Problem description | Begin with the line holding "Convert this chart to Plotly code.", end with the line holding "import plotly.graph_objects as go", and repeat every line in between exactly, without pictures.

Records for the exercise |

• • • • • • •

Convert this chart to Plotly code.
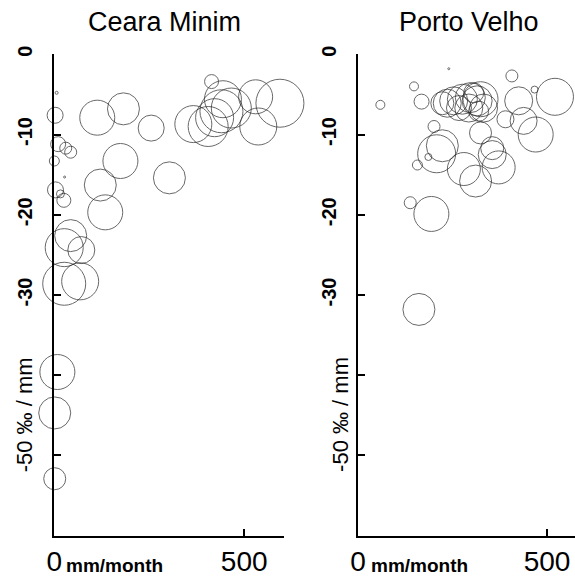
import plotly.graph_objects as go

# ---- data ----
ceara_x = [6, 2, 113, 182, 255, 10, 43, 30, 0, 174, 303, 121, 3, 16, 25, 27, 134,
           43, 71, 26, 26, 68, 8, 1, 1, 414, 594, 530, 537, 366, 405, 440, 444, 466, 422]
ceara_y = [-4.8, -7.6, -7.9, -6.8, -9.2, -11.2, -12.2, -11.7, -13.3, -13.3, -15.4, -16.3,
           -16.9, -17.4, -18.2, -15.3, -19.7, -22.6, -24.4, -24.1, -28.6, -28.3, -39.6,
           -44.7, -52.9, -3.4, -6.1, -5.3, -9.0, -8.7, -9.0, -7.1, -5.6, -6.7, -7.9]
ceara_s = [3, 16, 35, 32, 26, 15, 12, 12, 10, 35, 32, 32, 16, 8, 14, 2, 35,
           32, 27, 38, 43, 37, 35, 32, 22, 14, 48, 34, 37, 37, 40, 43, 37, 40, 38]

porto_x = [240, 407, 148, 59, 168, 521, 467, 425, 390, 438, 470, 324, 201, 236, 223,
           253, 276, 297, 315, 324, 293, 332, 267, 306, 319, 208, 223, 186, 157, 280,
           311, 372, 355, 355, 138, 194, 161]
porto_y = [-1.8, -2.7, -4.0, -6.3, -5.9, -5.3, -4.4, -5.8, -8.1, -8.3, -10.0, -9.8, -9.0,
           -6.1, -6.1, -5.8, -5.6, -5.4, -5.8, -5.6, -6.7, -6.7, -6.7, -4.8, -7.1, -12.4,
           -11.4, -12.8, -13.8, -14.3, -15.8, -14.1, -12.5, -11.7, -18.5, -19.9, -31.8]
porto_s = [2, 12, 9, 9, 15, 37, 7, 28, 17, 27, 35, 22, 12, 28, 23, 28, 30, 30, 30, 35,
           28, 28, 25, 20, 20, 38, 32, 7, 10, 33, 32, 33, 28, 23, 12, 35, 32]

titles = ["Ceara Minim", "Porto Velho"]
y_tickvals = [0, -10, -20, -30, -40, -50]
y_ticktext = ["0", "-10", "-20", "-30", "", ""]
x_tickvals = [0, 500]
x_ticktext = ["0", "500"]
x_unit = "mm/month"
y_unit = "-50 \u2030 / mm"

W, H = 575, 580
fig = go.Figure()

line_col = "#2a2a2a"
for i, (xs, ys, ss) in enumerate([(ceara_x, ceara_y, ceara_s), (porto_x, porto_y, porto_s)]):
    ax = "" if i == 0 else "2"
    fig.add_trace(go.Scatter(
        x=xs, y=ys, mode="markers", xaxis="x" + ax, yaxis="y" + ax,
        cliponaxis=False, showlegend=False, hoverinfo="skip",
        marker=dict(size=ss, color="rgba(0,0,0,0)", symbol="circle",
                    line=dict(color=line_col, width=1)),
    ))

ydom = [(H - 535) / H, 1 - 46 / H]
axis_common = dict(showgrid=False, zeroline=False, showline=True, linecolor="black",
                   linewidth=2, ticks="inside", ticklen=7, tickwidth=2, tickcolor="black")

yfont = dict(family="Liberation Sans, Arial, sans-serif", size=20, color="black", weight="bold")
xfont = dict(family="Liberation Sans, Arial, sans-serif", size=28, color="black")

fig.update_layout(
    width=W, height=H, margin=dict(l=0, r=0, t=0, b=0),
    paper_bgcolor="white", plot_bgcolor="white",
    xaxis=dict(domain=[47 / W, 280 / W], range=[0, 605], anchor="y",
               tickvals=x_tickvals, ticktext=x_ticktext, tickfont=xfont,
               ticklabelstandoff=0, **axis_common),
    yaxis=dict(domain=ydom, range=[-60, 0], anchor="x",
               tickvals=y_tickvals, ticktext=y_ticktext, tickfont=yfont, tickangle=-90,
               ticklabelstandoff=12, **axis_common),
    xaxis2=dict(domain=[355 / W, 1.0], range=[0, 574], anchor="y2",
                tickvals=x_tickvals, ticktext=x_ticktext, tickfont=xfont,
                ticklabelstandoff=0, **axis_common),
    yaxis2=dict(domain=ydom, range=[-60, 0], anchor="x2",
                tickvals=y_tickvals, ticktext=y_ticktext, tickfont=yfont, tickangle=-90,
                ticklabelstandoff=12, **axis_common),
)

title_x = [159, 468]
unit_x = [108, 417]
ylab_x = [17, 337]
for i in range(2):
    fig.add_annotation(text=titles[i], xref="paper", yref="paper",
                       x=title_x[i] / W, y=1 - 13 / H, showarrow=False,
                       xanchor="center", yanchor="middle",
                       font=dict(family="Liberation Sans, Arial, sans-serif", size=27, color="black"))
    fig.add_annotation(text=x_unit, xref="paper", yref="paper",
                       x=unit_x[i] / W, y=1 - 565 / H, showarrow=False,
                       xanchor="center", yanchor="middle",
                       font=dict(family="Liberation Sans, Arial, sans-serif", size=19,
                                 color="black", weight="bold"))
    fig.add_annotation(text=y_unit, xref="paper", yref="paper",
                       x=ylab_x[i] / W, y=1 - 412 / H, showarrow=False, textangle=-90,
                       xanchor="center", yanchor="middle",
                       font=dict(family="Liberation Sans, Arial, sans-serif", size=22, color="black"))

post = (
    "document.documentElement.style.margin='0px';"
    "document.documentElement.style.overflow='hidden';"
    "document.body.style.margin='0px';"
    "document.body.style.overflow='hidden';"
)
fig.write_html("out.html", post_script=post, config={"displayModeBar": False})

• • • • • • •

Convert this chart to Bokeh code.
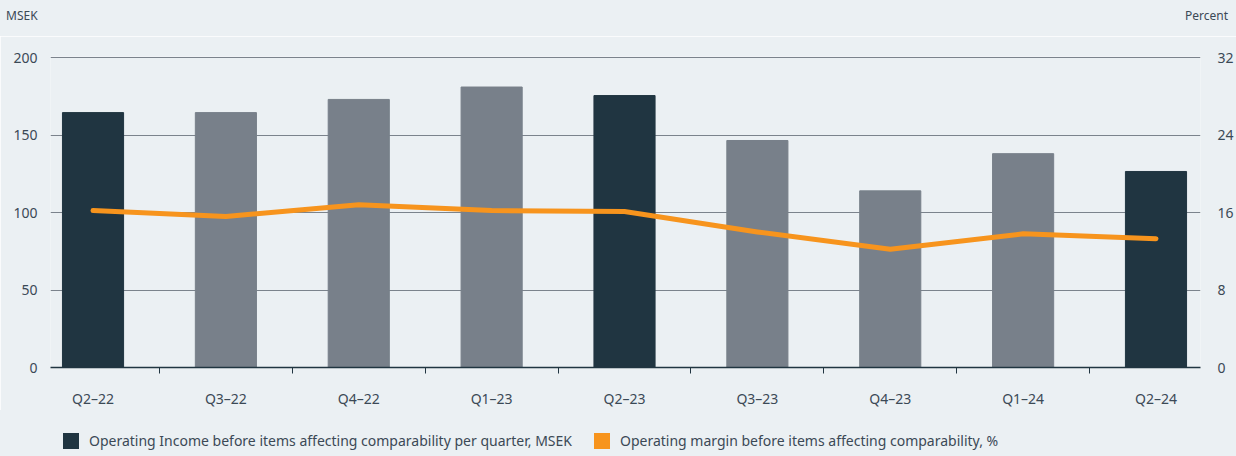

• • • • • • •

Written reply |
Convert this chart to Plotly code.
import plotly.graph_objects as go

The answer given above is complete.